How do spaces of learning impact pedagogic change? Often, ‘space is thought to be a change agent’ (576).  In this essay for Casket 4, Mulcahy, Cleveland and Aberton argue that the field of learning spaces is under-theorised. The authors think about space ‘from a relational, sociomaterial perspective’, and the essay attempts to offer ‘less deterministic causal accounts of change’ (576). 
 
The authors offer two perspectives on learning spaces and pedagogic change: ‘realist’ and ‘relationalist’ perspectives (577).
 
A realist perspective focuses on ‘entities’ rather than ‘relations’, and believes that ‘space has an essence’, (578) that it can be designed to suit what happens within it.  In this view, ‘[a] causal logic is implied; space and its occupation/occupants are directly related.’ (578) This perspective understands space as physical, and in this view:
space is taken to be given in advance and appropriated or used by social actors. It is not taken to come into existence or ‘become’ with these actors. (579)

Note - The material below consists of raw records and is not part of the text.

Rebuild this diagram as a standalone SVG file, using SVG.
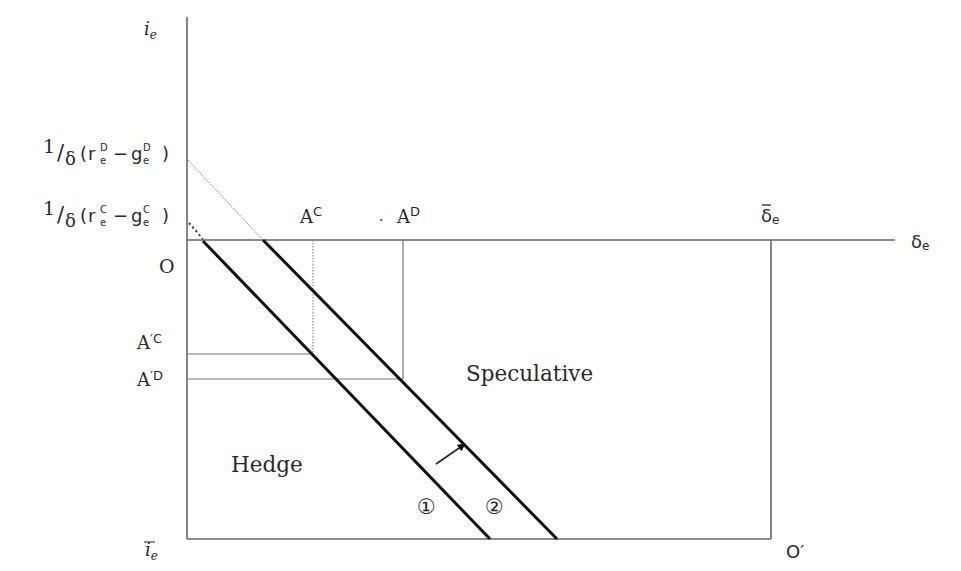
<svg xmlns="http://www.w3.org/2000/svg" width="961" height="571" viewBox="0 0 961 571">
<style>
.ax{stroke:#666;stroke-width:1.6;fill:none}
.th{stroke:#777;stroke-width:1.2;fill:none}
.bold{stroke:#111;stroke-width:3;fill:none}
.dot{stroke:#777;stroke-width:1;stroke-dasharray:1.5 1.5;fill:none}
.dot2{stroke:#333;stroke-width:2;stroke-dasharray:2 3;fill:none}
text{font-family:"DejaVu Serif","Liberation Serif",serif;fill:#2a2a2a}
.sans{font-family:"DejaVu Sans","Liberation Sans",sans-serif}
.sm{font-size:10px;font-family:"DejaVu Sans","Liberation Sans",sans-serif}
.big{font-size:21.5px}
</style>
<defs>
<marker id="ah" viewBox="0 0 10 10" refX="9" refY="5" markerWidth="5" markerHeight="5" orient="auto">
<path d="M0,0 L10,5 L0,10 z" fill="#111"/>
</marker>
</defs>
<rect width="961" height="571" fill="#fff"/>
<g id="connectors">
<line class="ax" x1="187" y1="17" x2="187" y2="539"/>
<line class="ax" x1="187" y1="240" x2="895" y2="240"/>
<line class="ax" x1="187" y1="539" x2="771" y2="539"/>
<line class="ax" x1="771" y1="240" x2="771" y2="539"/>
<line class="dot" x1="313" y1="240" x2="313" y2="354"/>
<line class="th" x1="187" y1="354" x2="313" y2="354"/>
<line class="th" x1="403" y1="240" x2="403" y2="379"/>
<line class="th" x1="187" y1="379" x2="403" y2="379"/>
<line class="dot2" x1="189" y1="223" x2="203" y2="239"/>
<line class="dot" x1="188" y1="160" x2="263" y2="240"/>
<line id="line1" class="bold" x1="203" y1="241" x2="490" y2="539"/>
<line id="line2" class="bold" x1="263" y1="240" x2="557" y2="539"/>
<line x1="436" y1="464" x2="465" y2="444" style="stroke:#222;stroke-width:1.6" marker-end="url(#ah)"/>
</g>
<g id="labels">
<text x="144" y="35" font-size="18" font-style="italic">i<tspan font-size="12" dy="4">e</tspan></text>
<text x="145" y="556" font-size="18" font-style="italic">i<tspan font-size="12" dy="4">e</tspan></text>
<line x1="144" y1="542" x2="155" y2="542" stroke="#444" stroke-width="1.2"/>
<g id="lab-D">
<text x="43" y="153" font-size="19">1</text>
<text x="57" y="160" font-size="21" class="sans">/</text>
<text x="65" y="165" font-size="18">δ</text>
<text x="80" y="160" font-size="18" class="sans">(</text>
<text x="88" y="160" font-size="18" class="sans">r</text>
<text x="100" y="151" class="sm">D</text>
<text x="100" y="164" class="sm">e</text>
<text x="113" y="160" font-size="18" class="sans">−</text>
<text x="131" y="160" font-size="18" class="sans">g</text>
<text x="143" y="151" class="sm">D</text>
<text x="143" y="164" class="sm">e</text>
<text x="162" y="160" font-size="18" class="sans">)</text>
</g>
<g id="lab-C">
<text x="43" y="215" font-size="19">1</text>
<text x="57" y="222" font-size="21" class="sans">/</text>
<text x="65" y="227" font-size="18">δ</text>
<text x="80" y="222" font-size="18" class="sans">(</text>
<text x="88" y="222" font-size="18" class="sans">r</text>
<text x="100" y="213" class="sm">C</text>
<text x="100" y="226" class="sm">e</text>
<text x="113" y="222" font-size="18" class="sans">−</text>
<text x="131" y="222" font-size="18" class="sans">g</text>
<text x="143" y="213" class="sm">C</text>
<text x="143" y="226" class="sm">e</text>
<text x="162" y="222" font-size="18" class="sans">)</text>
</g>
<text x="159" y="273" font-size="19">O</text>
<text x="300" y="223" font-size="18">A<tspan font-size="13" dy="-7" class="sans">C</tspan></text>
<text x="379" y="221" font-size="14">.</text>
<text x="397" y="223" font-size="18">A<tspan font-size="13" dy="-7" class="sans">D</tspan></text>
<text x="137" y="349" font-size="18">A<tspan font-size="13" dy="-6" class="sans">′C</tspan></text>
<text x="137" y="386" font-size="18">A<tspan font-size="13" dy="-6" class="sans">′D</tspan></text>
<text x="761" y="222" font-size="18" class="sans">δ<tspan font-size="12" dy="2">e</tspan></text>
<line x1="762" y1="205" x2="771" y2="205" stroke="#444" stroke-width="1.5"/>
<text x="911" y="248" font-size="18" class="sans">δ<tspan font-size="12" dy="2">e</tspan></text>
<text x="466" y="381" class="big">Speculative</text>
<text x="231" y="472" class="big">Hedge</text>
<text x="417" y="514" font-size="21" class="sans">①</text>
<text x="485" y="514" font-size="21" class="sans">②</text>
<text x="786" y="558" font-size="18" class="sans">O′</text>
</g>
</svg>
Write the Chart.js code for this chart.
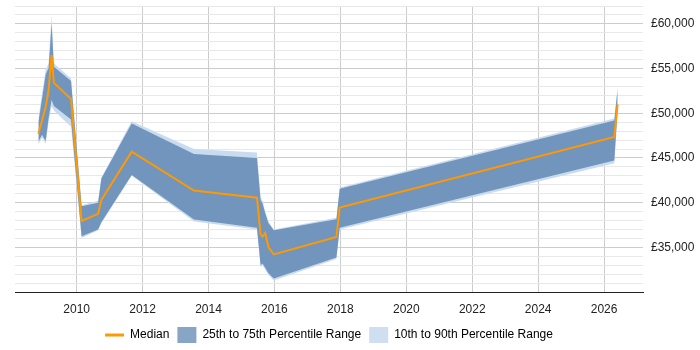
<!DOCTYPE html>
<html>
<head>
<meta charset="utf-8">
<script src="https://cdn.jsdelivr.net/npm/chart.js@4/dist/chart.umd.min.js"></script>
<style>
  html, body { margin: 0; padding: 0; background: #fff; }
  #wrap { width: 700px; height: 350px; }
</style>
</head>
<body>
<div id="wrap"><canvas id="salaryChart"></canvas></div>
<script>
// values (decimal years)
const years  = [2008.84, 2008.95, 2009.06, 2009.15, 2009.24, 2009.31, 2009.83, 2010.15, 2010.65, 2010.75, 2011.67,
                2013.56, 2015.47, 2015.58, 2015.64, 2015.72, 2015.82, 2015.98, 2017.88, 2017.98, 2026.31, 2026.41];
const median = [47700, 49200, 50700, 52600, 56500, 53400, 51600, 37950, 38750, 40300, 45700,
                41350, 40550, 36450, 36200, 36600, 35000, 34200, 36150, 39450, 47350, 51000];
const p25    = [46800, 47600, 46900, 49500, 51500, 50800, 49300, 36250, 37000, 37800, 43100,
                38100, 37200, 33000, 33200, 32700, 32100, 31500, 33850, 37200, 44700, 50500];
const p75    = [49000, 51600, 54300, 55100, 60000, 55200, 53600, 39600, 40000, 42700, 48850,
                45450, 45000, 40300, 39900, 38800, 37700, 36900, 38150, 41550, 49200, 52700];
const p10    = [46500, 47300, 46600, 49000, 50800, 50300, 48500, 36050, 36900, 37700, 43000,
                37900, 37000, 32800, 33000, 32500, 31900, 31300, 33700, 37000, 44400, 50000];
const p90    = [49400, 52200, 54900, 55600, 61000, 55600, 53900, 39700, 40200, 42800, 49100,
                46000, 45600, 40600, 40200, 39000, 37900, 37000, 38300, 41700, 49400, 53000];

const xTicks = [2010, 2012, 2014, 2016, 2018, 2020, 2022, 2024, 2026];
const yLabels = [35000, 40000, 45000, 50000, 55000, 60000];

const pts = arr => years.map((x, i) => ({ x: x, y: arr[i] }));

const ORANGE = '#ff9900';
const DARK = '#7195bd';
const LIGHT = '#c9dbee';
const FONT = { family: 'Liberation Sans, Arial, sans-serif', size: 12 };

// draws the orange line sample in front of "Median"
const medianKey = {
  id: 'medianKey',
  afterDraw(chart) {
    const box = chart.legend.legendHitBoxes[0];
    if (!box) return;
    const c = chart.ctx;
    const y = box.top + box.height / 2;
    c.save();
    c.strokeStyle = ORANGE;
    c.lineWidth = 3;
    c.beginPath();
    c.moveTo(box.left, y);
    c.lineTo(box.left + 19, y);
    c.stroke();
    c.restore();
  }
};

new Chart(document.getElementById('salaryChart'), {
  type: 'line',
  data: {
    datasets: [
      { label: 'Median', data: pts(median), borderColor: ORANGE, borderWidth: 2, pointRadius: 0, fill: false },
      { label: '25th to 75th Percentile Range', data: pts(p75), borderWidth: 0, pointRadius: 0,
        backgroundColor: DARK, fill: '+1' },
      { label: '', data: pts(p25), borderWidth: 0, pointRadius: 0, fill: false },
      { label: '10th to 90th Percentile Range', data: pts(p90), borderWidth: 0, pointRadius: 0,
        backgroundColor: LIGHT, fill: '+1' },
      { label: '', data: pts(p10), borderWidth: 0, pointRadius: 0, fill: false }
    ]
  },
  options: {
    responsive: true,
    maintainAspectRatio: false,
    animation: false,
    layout: { padding: { left: 15, right: 0, top: 0, bottom: -3 } },
    elements: { line: { tension: 0 } },
    scales: {
      x: {
        type: 'linear',
        min: 2008.13,
        max: 2027.18,
        afterBuildTicks: scale => { scale.ticks = xTicks.map(v => ({ value: v })); },
        afterFit: scale => { scale.height = 27; },
        grid: { color: '#cccccc', drawTicks: false },
        border: { color: '#222', width: 1 },
        ticks: { padding: 10, color: '#222', font: FONT, callback: v => String(v) }
      },
      y: {
        position: 'right',
        min: 30000,
        max: 62000,
        afterBuildTicks: scale => {
          const t = [];
          for (let v = 30000; v <= 62000; v += 1000) t.push({ value: v });
          scale.ticks = t;
        },
        afterFit: scale => {
          scale.width = 57;
          scale.paddingTop = 6;
          scale.paddingBottom = 0;
        },
        grid: {
          drawTicks: false,
          color: ctx => (ctx.tick && ctx.tick.value % 5000 === 0) ? '#cccccc' : '#e8e8e8'
        },
        border: { display: false },
        ticks: {
          padding: 8,
          autoSkip: false,
          color: '#222',
          font: FONT,
          callback: v => yLabels.includes(v) ? '£' + v.toLocaleString('en-GB') : ''
        }
      }
    },
    plugins: {
      tooltip: { enabled: false },
      legend: {
        position: 'bottom',
        fullSize: false,
        labels: {
          boxWidth: 19,
          boxHeight: 16,
          padding: 8,
          color: '#222',
          font: FONT,
          generateLabels: () => [
            { text: 'Median', fillStyle: 'rgba(0,0,0,0)', strokeStyle: 'rgba(0,0,0,0)', lineWidth: 0, datasetIndex: 0 },
            { text: '25th to 75th Percentile Range', fillStyle: '#88a5c6', strokeStyle: '#88a5c6', lineWidth: 0, datasetIndex: 1 },
            { text: '10th to 90th Percentile Range', fillStyle: '#cfdef0', strokeStyle: '#cfdef0', lineWidth: 0, datasetIndex: 3 }
          ]
        }
      }
    }
  },
  plugins: [medianKey]
});
</script>
</body>
</html>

By contrast, a relationalist perspective understands that ‘space is socially constituted and space and time are conjoined.’ (579)  The spatial and the social should be conceptualised ‘together’ (579). In this approach, 
Learning spaces and the uses made of these spaces are created and sustained together; they are in a mutually constitutive relationship. (580)

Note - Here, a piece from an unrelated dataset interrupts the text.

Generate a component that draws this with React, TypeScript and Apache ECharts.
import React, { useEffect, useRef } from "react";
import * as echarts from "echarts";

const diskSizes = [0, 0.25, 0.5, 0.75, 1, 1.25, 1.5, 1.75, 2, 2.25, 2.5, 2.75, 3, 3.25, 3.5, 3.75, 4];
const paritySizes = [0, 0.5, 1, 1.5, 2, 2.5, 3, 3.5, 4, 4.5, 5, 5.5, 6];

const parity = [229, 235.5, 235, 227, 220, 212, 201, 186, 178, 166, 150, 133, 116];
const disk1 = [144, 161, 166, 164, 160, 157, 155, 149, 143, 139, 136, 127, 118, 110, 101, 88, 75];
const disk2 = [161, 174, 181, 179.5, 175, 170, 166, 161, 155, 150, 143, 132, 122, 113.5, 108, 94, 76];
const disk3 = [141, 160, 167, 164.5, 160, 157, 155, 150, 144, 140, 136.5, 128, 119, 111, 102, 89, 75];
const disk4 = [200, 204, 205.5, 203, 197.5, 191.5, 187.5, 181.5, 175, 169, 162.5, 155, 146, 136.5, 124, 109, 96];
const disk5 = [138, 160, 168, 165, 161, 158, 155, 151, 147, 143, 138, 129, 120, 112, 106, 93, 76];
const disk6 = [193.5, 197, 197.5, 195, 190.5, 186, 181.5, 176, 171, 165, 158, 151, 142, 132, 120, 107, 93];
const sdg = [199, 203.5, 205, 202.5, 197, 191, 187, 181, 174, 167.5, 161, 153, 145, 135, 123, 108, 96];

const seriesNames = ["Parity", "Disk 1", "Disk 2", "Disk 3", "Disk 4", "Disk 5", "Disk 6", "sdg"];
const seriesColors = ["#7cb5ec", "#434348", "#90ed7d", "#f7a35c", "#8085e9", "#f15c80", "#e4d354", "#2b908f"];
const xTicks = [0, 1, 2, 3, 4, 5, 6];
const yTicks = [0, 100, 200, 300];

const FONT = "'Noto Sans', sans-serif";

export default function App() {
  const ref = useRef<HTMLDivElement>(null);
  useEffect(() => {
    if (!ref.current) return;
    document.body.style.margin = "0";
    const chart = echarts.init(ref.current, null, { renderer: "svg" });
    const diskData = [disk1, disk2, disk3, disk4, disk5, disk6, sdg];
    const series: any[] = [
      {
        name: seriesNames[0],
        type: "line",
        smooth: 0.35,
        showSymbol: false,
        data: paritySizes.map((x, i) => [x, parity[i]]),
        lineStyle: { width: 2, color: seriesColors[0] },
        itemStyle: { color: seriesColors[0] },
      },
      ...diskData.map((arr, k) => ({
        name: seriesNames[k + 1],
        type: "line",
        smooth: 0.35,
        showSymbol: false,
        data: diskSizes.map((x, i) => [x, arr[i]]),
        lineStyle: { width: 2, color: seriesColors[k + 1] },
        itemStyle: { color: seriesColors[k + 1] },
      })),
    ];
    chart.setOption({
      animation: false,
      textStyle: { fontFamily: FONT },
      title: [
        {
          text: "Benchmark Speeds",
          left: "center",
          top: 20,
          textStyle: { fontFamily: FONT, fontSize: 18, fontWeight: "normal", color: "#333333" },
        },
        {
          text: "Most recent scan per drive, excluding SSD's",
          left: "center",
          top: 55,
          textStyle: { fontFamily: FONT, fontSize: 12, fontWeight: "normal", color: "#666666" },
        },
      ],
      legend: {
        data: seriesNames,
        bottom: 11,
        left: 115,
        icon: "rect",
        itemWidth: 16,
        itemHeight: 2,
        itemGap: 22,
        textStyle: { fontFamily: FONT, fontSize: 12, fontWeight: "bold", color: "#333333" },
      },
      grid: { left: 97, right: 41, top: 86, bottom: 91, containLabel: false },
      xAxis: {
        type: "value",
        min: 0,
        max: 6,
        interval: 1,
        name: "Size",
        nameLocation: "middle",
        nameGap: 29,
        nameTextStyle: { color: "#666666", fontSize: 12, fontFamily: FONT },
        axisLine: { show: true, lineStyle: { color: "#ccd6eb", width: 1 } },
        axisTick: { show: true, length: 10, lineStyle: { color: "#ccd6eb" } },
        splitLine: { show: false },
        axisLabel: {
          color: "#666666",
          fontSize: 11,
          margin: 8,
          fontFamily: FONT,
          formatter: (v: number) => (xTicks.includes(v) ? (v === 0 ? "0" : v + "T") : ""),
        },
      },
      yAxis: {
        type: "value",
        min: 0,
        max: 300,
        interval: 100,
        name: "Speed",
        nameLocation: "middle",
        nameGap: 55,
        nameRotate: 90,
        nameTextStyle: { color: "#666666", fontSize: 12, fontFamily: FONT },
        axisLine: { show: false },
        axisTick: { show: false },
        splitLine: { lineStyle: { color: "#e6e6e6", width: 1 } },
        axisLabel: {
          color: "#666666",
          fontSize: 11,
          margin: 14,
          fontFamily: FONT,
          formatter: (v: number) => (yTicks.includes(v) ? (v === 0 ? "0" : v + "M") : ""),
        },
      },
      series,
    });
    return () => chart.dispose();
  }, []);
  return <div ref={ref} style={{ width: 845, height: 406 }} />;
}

In this understanding, the character of space changes with changes in the practice that occurs within it (580). Space is not static but ‘transient and social’. Educational spaces are created in textual, temporal and pedagogic processes (580). Spatiality should be understood ‘in terms of activity or practice’, not as a backdrop against which action takes place (580). Space is constituted through action (580).
 
The essay then considers spaces and pedagogic change in relation to the experiences of school leaders, teachers and students, and in relation to the practices of ‘envisioning, enacting and experiencing pedagogic change’ (583).
 
Learning, in this article, is understood to be produced ‘with space’ (589). Learning spaces are understood as ‘verb rather than noun, that is, as something we do (a matter of encounter), rather than something we have (a new learning environment, a finished design)’ (590). 
 
During the Imaginarium discussion of this essay, participants raised the fact that certain spaces were required for certain lessons: for example, a science prac lesson requires a space with the right facilities.
 
One teacher reported how the inclusion of bean bags in a classroom dramatically changed the students’ relationship to reading in that space.
 
A music teacher participant at the workshop reported that the presence or absence of tables and chairs significantly changed the student experience in the classroom. 
 
The relationship between digital technology and space was also considered: some educators in the workshop used apps to monitor students’ learning during class, creating a kind of mediated experience where physical space and digital space interact during the class.
 
Other points raised included the relationship between collaborative teaching, shared roles and open classrooms; the personality of teachers in relation to space; teaching outside – a step back in time or a break with tradition?; students’ home learning spaces; the need for routine and stability in space; the similarities between corporate spaces and learning spaces in schools; students’ ownership of space; and expansion of work spaces beyond traditional environments – to include coffee shops, stand-up desks, parks and so on. 
 
Questions to consider:
What do learning spaces look like?
What does effective learning look like? (583)
What counts as a learning space?
Do your learning spaces get ‘rewritten’?